Do You Have a Fixed or Variable Mortgage?
Published July 11, 2018 at 1:19 pm
An estimated 72 per cent of Canadians say they believe interest rates will climb over the next 12 months, a new poll finds.
But only half (54 per cent) of Canadian homeowners or those planning to buy a home would opt for a fixed rate mortgage if signing the papers today.
A CIBC poll released on July 10 finds the results contrast sharply with the current composition of mortgages among homeowners polled, 77 per cent of whom have a fixed rate mortgage.
Meanwhile, the other half of Canadians would either select a variable rate mortgage (19 per cent) or are undecided (26 per cent) about which type they’d choose – which is another surprising finding given that the vast majority (83 per cent) say they prefer ‘predictability and stability over risk’ when it comes to their finances.
“There’s a lot of noise in the market around mortgage rates, but when it comes to planning for your biggest household expense, rates should be only one part of the equation,” says CIBC senior VP of mobile advice Tracy Best.
“Most Canadians believe a fixed mortgage is the way to go – especially those in the early days of paying down their mortgage or juggling household expenses.”
Conversely, for those considering a variable mortgage, “they may benefit from a lower rate initially but also need to be comfortable that rates may change, potentially several times, over the course of the mortgage,” said Best.
“If rates go up, they need to ask themselves how that might impact their lifestyle and financial health.”
While household debt is steadying across Canada, the poll finds that Canadian homeowners on average are still carrying about $170,000 on their mortgage.
That average balance jumps to $252,000 among higher income earners making more than $100,000 a year.

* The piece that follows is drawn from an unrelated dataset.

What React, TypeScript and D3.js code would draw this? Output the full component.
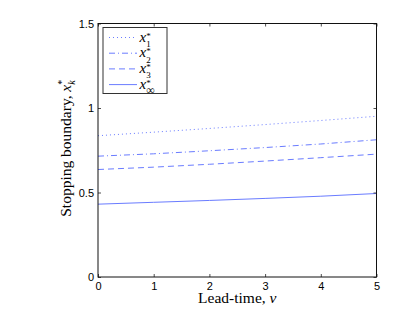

“Choosing a variable rate mortgage can make a lot of sense for those with a smaller balance on their mortgage or on the cusp of being mortgage-free,” said Best. “But if you’re a homeowner with other debts linked to variable rates, you could be more sensitive to rate fluctuations, and may want to look at locking in for greater predictability on this part of your financial portfolio. Overall, the considerations are complex so getting advice can really help you meet your needs and financial goals.”
The poll findings also reveal that one in five (22 per cent) Canadians ages 55+ have a mortgage, which on average sits at about $112,600.
Among them, nearly half (47 per cent) expect to carry that debt well into retirement, and only 22 per cent expect to be mortgage-free in less than five years.
Here are five questions to ask yourself when considering a variable or fixed rate mortgage:
Are you almost mortgage-free (a small outstanding balance and/or few years remaining)?
Are you comfortable with your current debt load (e.g. credit card, loan, line of credit)?
Are you comfortable with rates rising, potentially several times over your term?
Have you met with a financial advisor to understand how rates can impact your overall financial plan?
Do you have emergency savings that can help you weather any higher interest costs?
Mortgage poll key findings
77 per cent of Canadians with a mortgage have a fixed rate type, the rest (23 per cent) have variable
$170,000 is the average balance of their current mortgage.
Among those (54 per cent) in the market for a mortgage in the next 12 months:
- 54 per cent would choose a fixed rate mortgage.
- 19 per cent would choose a variable rate mortgage.
- 26 per cent are undecided.
- 72 per cent think mortgage rates will increase in the next 12 months; 26 per cent think they’ll stay the same.
- Majority (83 per cent) say they ‘prefer predictability and stability over risk’ when it comes to their finances.
- 60 per cent say getting the lowest rate possible is the only thing that matters when it comes to choosing what mortgage is right for you.
- Two in five (39 per cent) are concerned about their overall debt load (e.g. credit card, loans, line of credit).